Off-Grid Cabin Layout
Off-grid cabins add a layer of systems planning to the layout. Solar panels need a south-facing roof or ground mount, batteries need a climate-controlled closet or shed, the composting toilet needs ventilation, and the rainwater collection system needs gutter access and storage. The actual living layout is often compact and efficient because every square foot you build is a square foot you have to heat, light, and maintain without utility hookups. These cabins appeal to people who want independence, and the layout reflects that self-sufficiency in every design choice.
Tiny Cabin Layout
Under 400 square feet, every inch matters. Tiny cabin layouts use lofted beds, fold-down tables, bench seating with storage underneath, and kitchens designed more like a boat galley than a conventional room. It’s the layout equivalent of a puzzle where everything has to fit together perfectly or it doesn’t work at all. I stayed in a 250-square-foot tiny cabin in Colorado last fall that had a full kitchen, a bathroom with a shower, a living area, and a sleeping loft. It didn’t feel cramped. It felt intentional.

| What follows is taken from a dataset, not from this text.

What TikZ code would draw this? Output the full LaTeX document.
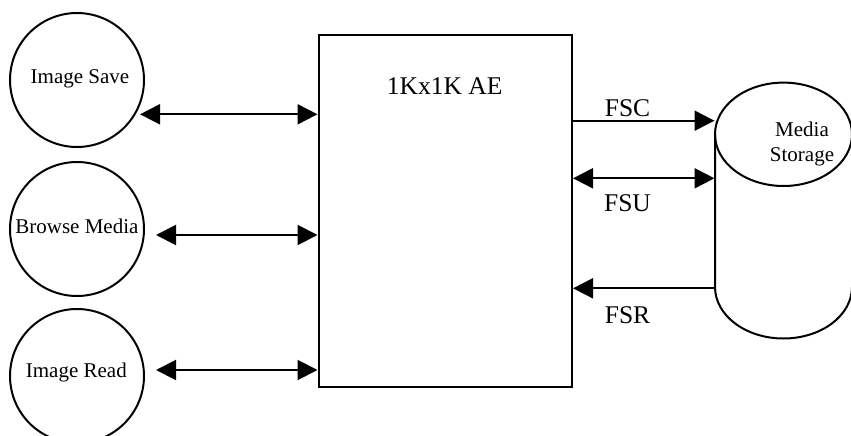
\documentclass[tikz,border=0pt]{standalone}
\usepackage{fontspec}
\setmainfont{Liberation Serif}
\usetikzlibrary{arrows.meta}
\begin{document}
\begin{tikzpicture}[x=1pt,y=-1pt,
  line width=2pt,
  proc/.style={circle, draw, minimum size=134pt, inner sep=0pt},
  smalltext/.style={font=\fontsize{21}{25}\selectfont, inner sep=0pt},
  bigtext/.style={font=\fontsize{25.5}{30}\selectfont, inner sep=0pt},
  conn/.style={line width=2pt, -{Triangle[length=20pt,width=20pt]}},
  biconn/.style={line width=2pt, {Triangle[length=20pt,width=20pt]}-{Triangle[length=20pt,width=20pt]}},
]
\useasboundingbox (0,0) rectangle (851,436);

% central block
\node[draw, minimum width=253.5pt, minimum height=351.7pt, inner sep=0pt, anchor=north west] (ae) at (317.5,34.3) {};
\node[bigtext, anchor=base] (aetitle) at (444.7,95) {1Kx1K AE};

% client circles
\node[proc] (save) at (77,80) {};
\node[proc] (browse) at (77,229) {};
\node[proc] (read) at (77,376) {};
\node[smalltext, anchor=base] (savet) at (80,84) {Image Save};
\node[smalltext, anchor=base] (browset) at (76.9,233.3) {Browse Media};
\node[smalltext, anchor=base] (readt) at (76.3,377.7) {Image Read};

% left connectors
\coordinate (s1) at (140,114.3);
\coordinate (s2) at (156,235);
\coordinate (s3) at (156,370);
\draw[biconn] (s1) -- (s1 -| ae.west);
\draw[biconn] (s2) -- (s2 -| ae.west);
\draw[biconn] (s3) -- (s3 -| ae.west);

% media storage cylinder
\draw (783.5,134.3) ellipse [x radius=68.5pt, y radius=51.7pt];
\draw (715,134.3) -- (715,287) arc[start angle=180, end angle=360, x radius=68.5pt, y radius=51.5pt] -- (852,134.3);
\node[smalltext, align=center] (mst) at (802,144.3) {Media\\Storage};

% right connectors
\coordinate (fsc) at (714.5,120.7);
\coordinate (fsu) at (714.5,178.3);
\coordinate (fsr) at (715,288.3);
\draw[conn] (ae.east |- fsc) -- (fsc);
\draw[biconn] (ae.east |- fsu) -- (fsu);
\draw[conn] (fsr) -- (fsr -| ae.east);
\node[bigtext, anchor=base] (fsct) at (627.5,116) {FSC};
\node[bigtext, anchor=base] (fsut) at (627.5,211.7) {FSU};
\node[bigtext, anchor=base] (fsrt) at (627.5,323.3) {FSR};
\end{tikzpicture}
\end{document}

That’s the difference between a tiny cabin done well and one done poorly.
Eco-Friendly Cabin Layout
Eco-friendly cabin layouts prioritize passive solar orientation (big windows facing south, minimal openings on the north), thermal mass in floors and walls to store heat, and natural ventilation paths that reduce the need for mechanical cooling. The materials are sustainably sourced — reclaimed wood, recycled steel, low-VOC finishes. Green roofs, which are literally roofs with vegetation growing on them, provide insulation and stormwater management. The layout serves the environment as much as the occupant, and the best ones manage to do both without compromising comfort.
Coastal Cabin Layout
Coastal cabin layouts deal with salt air, humidity, storm surge, and the competing desire to see the water from every room. Wraparound decks, massive windows, and elevated foundations (for flood protection) are standard. Materials have to resist corrosion — fiber cement siding instead of wood, stainless steel hardware instead of iron, and pressure-treated or composite decking. The layout typically orients the main living space toward the water with bedrooms behind, because if you’ve got an ocean view, you point the couch at it. Everything else follows from that one decision.